Unemployment falls again in Shropshire
Unemployment in the West Midlands – including Shropshire – was down again for the three months to June.
The total stood at 134,000 – 6,000 lower that in the previous three months to March.
However, nationally unemployment in the UK significantly increased, as fewer people were considered economically inactive.
The UK's level of unemployment rose 31,000 to 1.33 million for the quarter, as the rate of unemployment increased to 3.9 per cent.
The West Midlands unemployment rate at 4.6 per cent remains ahead of the UK rate.
The rise in unemployment was the biggest the UK has seen since 2017.
Meanwhile, employment has hit record highs in the UK as the market was boosted by higher numbers of working women and self-employed workers.
The number of people in employment rose by 115,000 to 32.81 million in the three months to June, reaching a new high for people in work, the Office for National Statistics said. The employment figure for the West Midlands was £2.8 million.

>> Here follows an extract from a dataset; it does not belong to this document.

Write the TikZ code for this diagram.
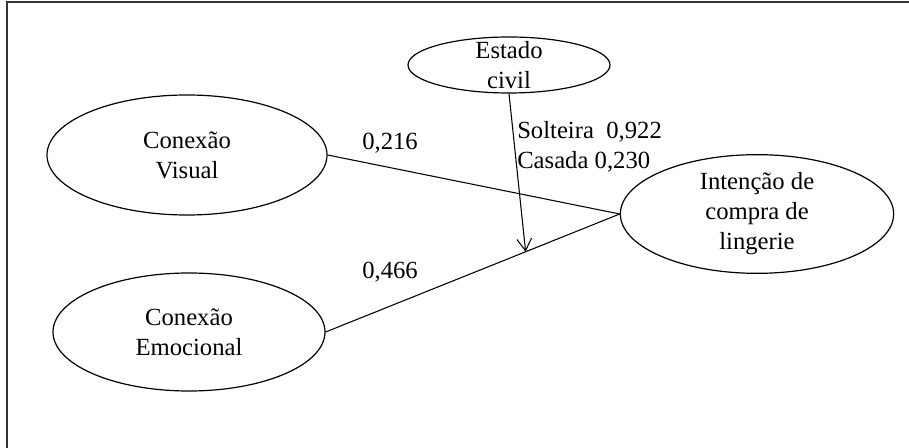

Both unemployment and employment rose, as the number of people aged between 16 and 64 considered economically active continued to slide, falling by 47,000 to 8.56 million for the period.
The rise in employment was significantly higher than economists predicted, having forecast an increase of 65,000, but the rate of unemployment was also higher than predicted.
The number claiming unemployment benefits, including Universal Credit in the West Midlands rose by 1,530 to 130,380, or 3.6 per cent of the working population.
Shropshire saw the claimant count rise by 55 to 3,615, or 1.9 per cent of the working population.
Telford and Wrekin's claimant count was up by 130 to 2,935, or 2.6 per cent of the working population.
But the figure in Powys was down by 65 to 1,135, or 1.5 per cent of the population.
Figures nationally also show the percentage of women aged between 16 and 64 in work rose to 72.1 per cent, the highest rate on record.
Job vacancies fell by 20,000 to 820,000 over the period, as it hit the lowest figure in more than a year.
Average earnings, which include bonuses, increased by 3.7 per cent compared with 3.4 per cent in the previous month.
The ONS said that in real terms – after adjusting for inflation – total pay is estimated to have increased by 1.8 per cent compared with a year earlier.
Matt Hughes, deputy head of labour market statistics for the ONS, said: "Employment continues to increase, with three-quarters of this year's growth being due to more women working.
"However, the number of vacancies has been falling for six months, with fewer now than there were this time last year.
"Excluding bonuses, real wages are growing at their fastest in nearly four years, but pay levels still have not returned to their pre-downturn peak."